Archduke Joseph Franz Leopold of Austria (9 April 1799 – 30 June 1807) was the second son and seventh child of Francis II, the last Holy Roman Emperor and his second wife, Maria Theresa of Naples and Sicily. He was their fourth child to die.

==Biography==

Archduke Joseph Franz with his younger brother Archduke Franz Karl and their father Francis II, Holy Roman Emperor

Archduke Joseph Franz, ca. 1801/2

Archduke Joseph Franz was born at the Hofburg Imperial Palace, where all of his siblings were born. Joseph's mother Maria Theresa died on 13 April 1807 after giving birth to a short-lived daughter, Amalie.

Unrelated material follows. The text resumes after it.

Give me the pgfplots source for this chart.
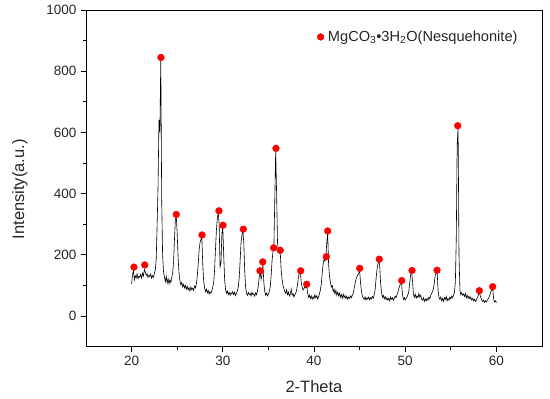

He was a lively child and one of the favourite children of his mother and possibly even his father.

On 30 June 1807, approximately 6 weeks after the passing of his mother, the 8 year-old Archduke died at the Hofburg Palace of either yellow fever or smallpox, though yellow fever seems to be the most acceptable, as the outbreak was in the United States in 1803 and most of the American plagues extended to Europe in a matter of 2–4 years.

Joseph Franz was buried at the Capuchin Church in Vienna, more specifically in the Imperial Crypt (his heart is buried in the Herzgruft chamber), the burial place of his family.